WHAT THE EXERCISE ASKS: Retype all material exactly. Pictures stay out of the copy.

--------------------------------------------------

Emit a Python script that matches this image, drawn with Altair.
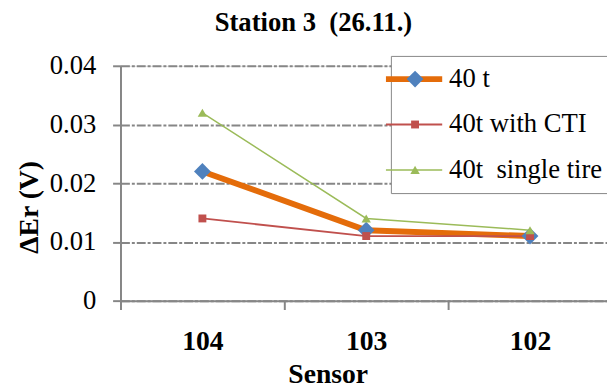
import altair as alt
import pandas as pd

# ---- data ----
sensors = ["104", "103", "102"]
series_names = ["40 t", "40t with CTI", "40t\u00a0 single tire"]
marker_keys = ["40 t marker", "40t with CTI marker", "40t single tire marker"]
values_40t = [0.022, 0.012, 0.011]
values_cti = [0.014, 0.011, 0.011]
values_single = [0.032, 0.014, 0.012]
y_ticks = [0, 0.01, 0.02, 0.03, 0.04]

# ---- styles ----
line_colors = ["#E46C0A", "#C0504D", "#9BBB59"]
marker_colors = ["#4F81BD", "#C0504D", "#9BBB59"]
marker_shapes = ["diamond", "square", "triangle-up"]
marker_sizes = [289, 64, 90]
line_widths = [6, 1.8, 1.5]
FONT = "'Liberation Serif', 'Times New Roman', Times, serif"
GRAY = "#868686"

rows = []
for name, key, vals in zip(series_names, marker_keys, [values_40t, values_cti, values_single]):
    for s, v in zip(sensors, vals):
        rows.append({"Sensor": s, "value": v, "series": name, "marker": key})
df = pd.DataFrame(rows)

x_enc = alt.X(
    "Sensor:N",
    sort=sensors,
    scale=alt.Scale(domain=sensors, range=[0, 498], paddingInner=0, paddingOuter=0),
    axis=alt.Axis(
        title="Sensor",
        tickBand="extent",
        labelAngle=0,
        labelFont=FONT,
        labelFontSize=28,
        labelFontWeight="bold",
        labelColor="black",
        labelPadding=19,
        tickSize=9,
        tickWidth=2,
        tickColor=GRAY,
        domainColor=GRAY,
        domainWidth=2,
        grid=False,
        titleFont=FONT,
        titleFontSize=28,
        titleFontWeight="bold",
        titleColor="black",
        titleX=210,
        titleY=83,
        titleAlign="center",
        titleBaseline="alphabetic",
    ),
)

y_enc = alt.Y(
    "value:Q",
    scale=alt.Scale(domain=[0, 0.04], nice=False),
    axis=alt.Axis(
        values=y_ticks,
        labelExpr="datum.value == 0 ? '0' : format(datum.value, '.2f')",
        labelFont=FONT,
        labelFontSize=27,
        labelColor="black",
        labelPadding=17,
        tickSize=8,
        tickWidth=2,
        tickColor=GRAY,
        domainColor=GRAY,
        domainWidth=2,
        grid=True,
        gridColor=GRAY,
        gridWidth=2,
        gridDash=[9, 2, 3, 2],
        title="ΔEr (V)",
        titleFont=FONT,
        titleFontSize=28,
        titleFontWeight="bold",
        titleColor="black",
        titleAngle=270,
        titleX=-92,
        titleY=143,
        titleAlign="center",
        titleBaseline="middle",
    ),
)

# legend with the line samples, labels and the white box
legend_a = alt.Legend(
    orient="none", legendX=274, legendY=-10, title=None,
    symbolType="M-3,0H3", symbolSize=361,
    labelFont=FONT, labelFontSize=27, labelColor="black", labelOffset=22,
    fillColor="white", strokeColor=GRAY, padding=10, rowPadding=18,
)
# legend with the marker symbols only, drawn over the first one
legend_b = alt.Legend(
    orient="none", legendX=275, legendY=-10, title=None,
    labelFont=FONT, labelFontSize=27, labelExpr="''", labelOffset=3,
    padding=10, rowPadding=18, symbolStrokeWidth=0,
)

lines = alt.Chart(df).mark_line().encode(
    x=x_enc,
    y=y_enc,
    stroke=alt.Stroke("series:N", scale=alt.Scale(domain=series_names, range=line_colors), legend=legend_a),
    strokeWidth=alt.StrokeWidth(
        "series:N",
        scale=alt.Scale(type="ordinal", domain=series_names, range=line_widths),
        legend=legend_a,
    ),
)

points = alt.Chart(df).mark_point(filled=True, opacity=1, strokeWidth=0).encode(
    x=x_enc,
    y=y_enc,
    fill=alt.Fill("marker:N", scale=alt.Scale(domain=marker_keys, range=marker_colors), legend=legend_b),
    shape=alt.Shape("marker:N", scale=alt.Scale(domain=marker_keys, range=marker_shapes), legend=legend_b),
    size=alt.Size(
        "marker:N",
        scale=alt.Scale(type="ordinal", domain=marker_keys, range=marker_sizes),
        legend=legend_b,
    ),
)

chart = (
    alt.layer(lines, points)
    .properties(
        width=493,
        height=238,
        autosize=alt.AutoSizeParams(type="none"),
        padding={"left": 114, "top": 56, "right": 0, "bottom": 89},
        title=alt.TitleParams(
            "Station 3\u00a0 (26.11.)",
            font=FONT, fontSize=27, fontWeight="bold", color="black",
            anchor="middle", frame="group", dx=-51, offset=15,
        ),
    )
    .configure_view(stroke=None)
    .configure_legend(strokeWidth=1.5)
    .configure(background="white")
)

chart.save("out.html", embed_options={"renderer": "svg", "actions": False})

--------------------------------------------------

SOLUTION FOR THIS PROBLEM:
Emit a Python script that matches this image, drawn with Altair.
import altair as alt
import pandas as pd

# ---- data ----
sensors = ["104", "103", "102"]
series_names = ["40 t", "40t with CTI", "40t\u00a0 single tire"]
marker_keys = ["40 t marker", "40t with CTI marker", "40t single tire marker"]
values_40t = [0.022, 0.012, 0.011]
values_cti = [0.014, 0.011, 0.011]
values_single = [0.032, 0.014, 0.012]
y_ticks = [0, 0.01, 0.02, 0.03, 0.04]

# ---- styles ----
line_colors = ["#E46C0A", "#C0504D", "#9BBB59"]
marker_colors = ["#4F81BD", "#C0504D", "#9BBB59"]
marker_shapes = ["diamond", "square", "triangle-up"]
marker_sizes = [289, 64, 90]
line_widths = [6, 1.8, 1.5]
FONT = "'Liberation Serif', 'Times New Roman', Times, serif"
GRAY = "#868686"

rows = []
for name, key, vals in zip(series_names, marker_keys, [values_40t, values_cti, values_single]):
    for s, v in zip(sensors, vals):
        rows.append({"Sensor": s, "value": v, "series": name, "marker": key})
df = pd.DataFrame(rows)

x_enc = alt.X(
    "Sensor:N",
    sort=sensors,
    scale=alt.Scale(domain=sensors, range=[0, 498], paddingInner=0, paddingOuter=0),
    axis=alt.Axis(
        title="Sensor",
        tickBand="extent",
        labelAngle=0,
        labelFont=FONT,
        labelFontSize=28,
        labelFontWeight="bold",
        labelColor="black",
        labelPadding=19,
        tickSize=9,
        tickWidth=2,
        tickColor=GRAY,
        domainColor=GRAY,
        domainWidth=2,
        grid=False,
        titleFont=FONT,
        titleFontSize=28,
        titleFontWeight="bold",
        titleColor="black",
        titleX=210,
        titleY=83,
        titleAlign="center",
        titleBaseline="alphabetic",
    ),
)

y_enc = alt.Y(
    "value:Q",
    scale=alt.Scale(domain=[0, 0.04], nice=False),
    axis=alt.Axis(
        values=y_ticks,
        labelExpr="datum.value == 0 ? '0' : format(datum.value, '.2f')",
        labelFont=FONT,
        labelFontSize=27,
        labelColor="black",
        labelPadding=17,
        tickSize=8,
        tickWidth=2,
        tickColor=GRAY,
        domainColor=GRAY,
        domainWidth=2,
        grid=True,
        gridColor=GRAY,
        gridWidth=2,
        gridDash=[9, 2, 3, 2],
        title="ΔEr (V)",
        titleFont=FONT,
        titleFontSize=28,
        titleFontWeight="bold",
        titleColor="black",
        titleAngle=270,
        titleX=-92,
        titleY=143,
        titleAlign="center",
        titleBaseline="middle",
    ),
)

# legend with the line samples, labels and the white box
legend_a = alt.Legend(
    orient="none", legendX=274, legendY=-10, title=None,
    symbolType="M-3,0H3", symbolSize=361,
    labelFont=FONT, labelFontSize=27, labelColor="black", labelOffset=22,
    fillColor="white", strokeColor=GRAY, padding=10, rowPadding=18,
)
# legend with the marker symbols only, drawn over the first one
legend_b = alt.Legend(
    orient="none", legendX=275, legendY=-10, title=None,
    labelFont=FONT, labelFontSize=27, labelExpr="''", labelOffset=3,
    padding=10, rowPadding=18, symbolStrokeWidth=0,
)

lines = alt.Chart(df).mark_line().encode(
    x=x_enc,
    y=y_enc,
    stroke=alt.Stroke("series:N", scale=alt.Scale(domain=series_names, range=line_colors), legend=legend_a),
    strokeWidth=alt.StrokeWidth(
        "series:N",
        scale=alt.Scale(type="ordinal", domain=series_names, range=line_widths),
        legend=legend_a,
    ),
)

points = alt.Chart(df).mark_point(filled=True, opacity=1, strokeWidth=0).encode(
    x=x_enc,
    y=y_enc,
    fill=alt.Fill("marker:N", scale=alt.Scale(domain=marker_keys, range=marker_colors), legend=legend_b),
    shape=alt.Shape("marker:N", scale=alt.Scale(domain=marker_keys, range=marker_shapes), legend=legend_b),
    size=alt.Size(
        "marker:N",
        scale=alt.Scale(type="ordinal", domain=marker_keys, range=marker_sizes),
        legend=legend_b,
    ),
)

chart = (
    alt.layer(lines, points)
    .properties(
        width=493,
        height=238,
        autosize=alt.AutoSizeParams(type="none"),
        padding={"left": 114, "top": 56, "right": 0, "bottom": 89},
        title=alt.TitleParams(
            "Station 3\u00a0 (26.11.)",
            font=FONT, fontSize=27, fontWeight="bold", color="black",
            anchor="middle", frame="group", dx=-51, offset=15,
        ),
    )
    .configure_view(stroke=None)
    .configure_legend(strokeWidth=1.5)
    .configure(background="white")
)

chart.save("out.html", embed_options={"renderer": "svg", "actions": False})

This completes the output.